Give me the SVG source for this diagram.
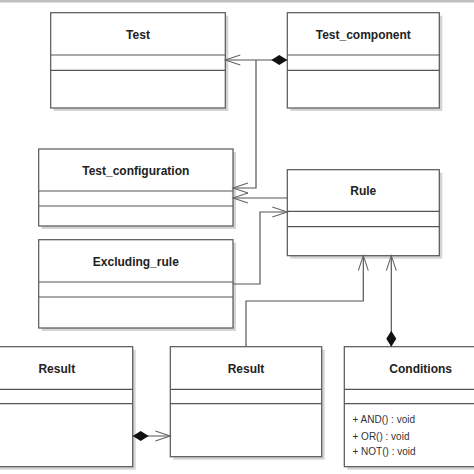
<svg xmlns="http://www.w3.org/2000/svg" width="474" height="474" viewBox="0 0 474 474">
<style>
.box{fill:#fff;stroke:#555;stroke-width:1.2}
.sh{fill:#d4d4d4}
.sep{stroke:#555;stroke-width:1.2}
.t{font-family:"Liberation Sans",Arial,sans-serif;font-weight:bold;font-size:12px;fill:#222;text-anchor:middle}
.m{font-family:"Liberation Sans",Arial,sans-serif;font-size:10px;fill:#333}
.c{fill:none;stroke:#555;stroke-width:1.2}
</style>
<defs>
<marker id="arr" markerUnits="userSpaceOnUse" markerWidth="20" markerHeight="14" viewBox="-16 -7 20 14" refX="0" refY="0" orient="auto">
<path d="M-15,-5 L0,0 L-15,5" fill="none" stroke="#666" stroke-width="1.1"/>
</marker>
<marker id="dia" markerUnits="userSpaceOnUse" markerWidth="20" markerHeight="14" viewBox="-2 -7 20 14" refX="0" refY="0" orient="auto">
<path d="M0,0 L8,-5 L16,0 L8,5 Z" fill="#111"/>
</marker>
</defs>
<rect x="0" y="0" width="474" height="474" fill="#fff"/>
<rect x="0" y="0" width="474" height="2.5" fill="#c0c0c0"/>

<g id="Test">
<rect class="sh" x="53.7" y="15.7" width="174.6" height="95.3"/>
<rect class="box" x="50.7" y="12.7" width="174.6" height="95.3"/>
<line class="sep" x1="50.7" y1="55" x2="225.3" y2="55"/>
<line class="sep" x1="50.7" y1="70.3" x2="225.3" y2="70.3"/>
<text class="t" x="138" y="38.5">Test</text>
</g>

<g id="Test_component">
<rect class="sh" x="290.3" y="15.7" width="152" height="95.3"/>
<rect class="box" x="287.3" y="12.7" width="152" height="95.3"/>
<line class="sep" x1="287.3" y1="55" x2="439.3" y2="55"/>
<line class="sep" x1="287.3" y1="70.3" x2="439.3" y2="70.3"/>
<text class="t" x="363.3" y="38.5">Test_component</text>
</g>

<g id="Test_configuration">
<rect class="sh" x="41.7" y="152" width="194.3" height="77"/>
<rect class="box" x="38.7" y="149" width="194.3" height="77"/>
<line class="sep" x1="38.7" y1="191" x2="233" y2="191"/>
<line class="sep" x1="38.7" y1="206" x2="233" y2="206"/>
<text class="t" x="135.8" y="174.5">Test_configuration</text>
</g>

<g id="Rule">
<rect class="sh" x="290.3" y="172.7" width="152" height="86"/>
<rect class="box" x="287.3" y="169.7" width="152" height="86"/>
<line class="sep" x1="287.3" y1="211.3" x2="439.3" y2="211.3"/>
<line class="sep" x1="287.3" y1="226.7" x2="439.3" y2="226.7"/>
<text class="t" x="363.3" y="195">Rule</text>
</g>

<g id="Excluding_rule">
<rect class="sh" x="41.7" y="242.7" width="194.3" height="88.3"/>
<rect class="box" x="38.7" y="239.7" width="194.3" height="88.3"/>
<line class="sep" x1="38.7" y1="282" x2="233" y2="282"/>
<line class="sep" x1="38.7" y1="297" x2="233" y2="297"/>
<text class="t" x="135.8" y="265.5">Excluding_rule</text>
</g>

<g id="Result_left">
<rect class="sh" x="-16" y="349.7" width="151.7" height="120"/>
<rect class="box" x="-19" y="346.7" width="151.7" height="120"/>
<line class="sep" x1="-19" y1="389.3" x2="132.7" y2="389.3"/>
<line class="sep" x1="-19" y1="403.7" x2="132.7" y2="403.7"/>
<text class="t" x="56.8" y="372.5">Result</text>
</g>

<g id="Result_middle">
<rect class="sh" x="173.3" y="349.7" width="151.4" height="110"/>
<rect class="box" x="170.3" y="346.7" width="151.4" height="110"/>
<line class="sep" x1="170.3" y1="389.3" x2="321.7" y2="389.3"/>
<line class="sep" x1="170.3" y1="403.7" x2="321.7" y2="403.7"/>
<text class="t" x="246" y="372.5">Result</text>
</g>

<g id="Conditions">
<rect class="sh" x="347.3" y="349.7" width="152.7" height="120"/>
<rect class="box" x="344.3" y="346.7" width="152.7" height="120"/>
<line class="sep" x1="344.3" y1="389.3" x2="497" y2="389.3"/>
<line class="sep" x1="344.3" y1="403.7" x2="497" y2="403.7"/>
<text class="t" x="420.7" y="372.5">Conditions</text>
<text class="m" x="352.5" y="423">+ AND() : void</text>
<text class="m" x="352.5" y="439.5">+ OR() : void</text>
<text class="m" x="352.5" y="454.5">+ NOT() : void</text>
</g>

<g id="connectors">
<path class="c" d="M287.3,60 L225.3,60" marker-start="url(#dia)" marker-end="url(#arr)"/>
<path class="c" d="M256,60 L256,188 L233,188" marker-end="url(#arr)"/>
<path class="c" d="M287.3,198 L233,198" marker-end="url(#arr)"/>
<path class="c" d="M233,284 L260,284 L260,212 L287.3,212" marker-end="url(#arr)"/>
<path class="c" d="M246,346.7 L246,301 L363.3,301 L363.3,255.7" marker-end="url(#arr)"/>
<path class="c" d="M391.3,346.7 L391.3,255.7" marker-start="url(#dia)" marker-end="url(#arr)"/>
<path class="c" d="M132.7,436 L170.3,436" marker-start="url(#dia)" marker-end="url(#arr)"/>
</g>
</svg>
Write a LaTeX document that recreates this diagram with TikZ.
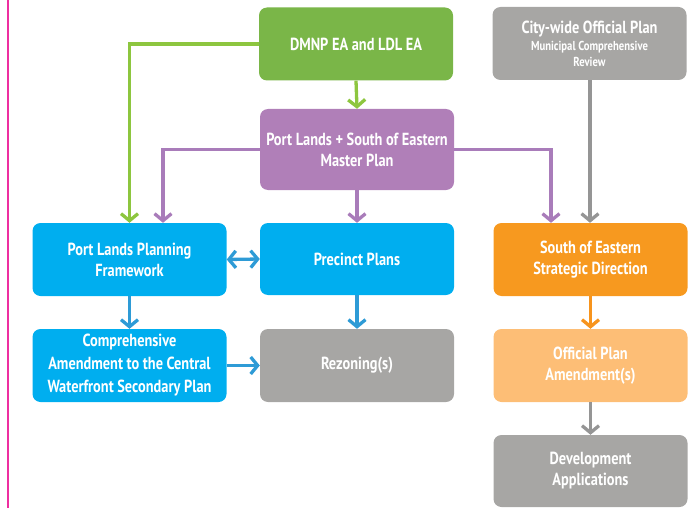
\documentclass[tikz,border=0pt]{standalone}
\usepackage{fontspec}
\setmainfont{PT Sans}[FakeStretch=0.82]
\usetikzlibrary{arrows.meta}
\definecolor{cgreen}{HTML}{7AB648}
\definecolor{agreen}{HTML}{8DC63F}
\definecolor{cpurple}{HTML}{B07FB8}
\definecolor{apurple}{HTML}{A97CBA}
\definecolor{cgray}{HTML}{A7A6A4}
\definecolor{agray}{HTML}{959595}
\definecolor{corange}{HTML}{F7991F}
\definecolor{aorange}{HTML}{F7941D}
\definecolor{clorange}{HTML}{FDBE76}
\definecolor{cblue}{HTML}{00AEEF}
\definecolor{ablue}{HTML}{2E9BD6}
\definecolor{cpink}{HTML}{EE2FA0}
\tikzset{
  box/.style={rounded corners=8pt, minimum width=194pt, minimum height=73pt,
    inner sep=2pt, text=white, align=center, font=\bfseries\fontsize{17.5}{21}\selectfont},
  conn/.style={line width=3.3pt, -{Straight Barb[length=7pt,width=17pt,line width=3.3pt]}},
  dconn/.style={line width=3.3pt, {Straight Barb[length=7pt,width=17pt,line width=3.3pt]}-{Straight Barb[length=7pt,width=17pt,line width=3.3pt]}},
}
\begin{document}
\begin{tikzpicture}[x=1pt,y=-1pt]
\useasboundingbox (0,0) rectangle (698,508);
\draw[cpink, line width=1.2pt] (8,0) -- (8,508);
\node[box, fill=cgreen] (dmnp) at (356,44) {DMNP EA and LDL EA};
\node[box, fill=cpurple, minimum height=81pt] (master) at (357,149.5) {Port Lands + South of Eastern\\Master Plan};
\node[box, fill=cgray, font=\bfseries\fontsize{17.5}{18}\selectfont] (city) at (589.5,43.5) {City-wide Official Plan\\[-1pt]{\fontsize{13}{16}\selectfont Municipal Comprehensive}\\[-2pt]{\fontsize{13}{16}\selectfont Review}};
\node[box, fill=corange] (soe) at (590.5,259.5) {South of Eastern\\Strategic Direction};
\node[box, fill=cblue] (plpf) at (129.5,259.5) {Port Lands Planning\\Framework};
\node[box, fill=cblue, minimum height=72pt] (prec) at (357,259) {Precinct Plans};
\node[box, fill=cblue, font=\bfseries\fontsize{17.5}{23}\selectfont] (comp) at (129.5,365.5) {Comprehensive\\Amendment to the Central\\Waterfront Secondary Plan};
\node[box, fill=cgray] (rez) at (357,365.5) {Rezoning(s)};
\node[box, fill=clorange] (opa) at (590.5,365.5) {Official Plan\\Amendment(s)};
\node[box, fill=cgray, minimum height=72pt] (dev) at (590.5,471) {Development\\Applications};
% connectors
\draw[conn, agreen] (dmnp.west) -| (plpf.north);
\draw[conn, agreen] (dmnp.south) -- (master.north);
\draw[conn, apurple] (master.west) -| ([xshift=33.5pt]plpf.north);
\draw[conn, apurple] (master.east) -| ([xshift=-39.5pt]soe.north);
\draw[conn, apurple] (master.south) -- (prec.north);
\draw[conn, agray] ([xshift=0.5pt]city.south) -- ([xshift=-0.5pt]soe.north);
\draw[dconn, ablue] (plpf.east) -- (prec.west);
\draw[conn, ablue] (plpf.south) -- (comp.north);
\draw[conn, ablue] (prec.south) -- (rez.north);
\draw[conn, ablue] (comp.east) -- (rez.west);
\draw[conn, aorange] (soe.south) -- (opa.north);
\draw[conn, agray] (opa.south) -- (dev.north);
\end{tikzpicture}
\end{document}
^^^^^^^^^^^^^^^^
* **The exercise**: Copy out every line where the word "this" occurs.

* **Problem solution**:
Give me the SVG source for this diagram.
Write a LaTeX document that recreates this diagram with TikZ.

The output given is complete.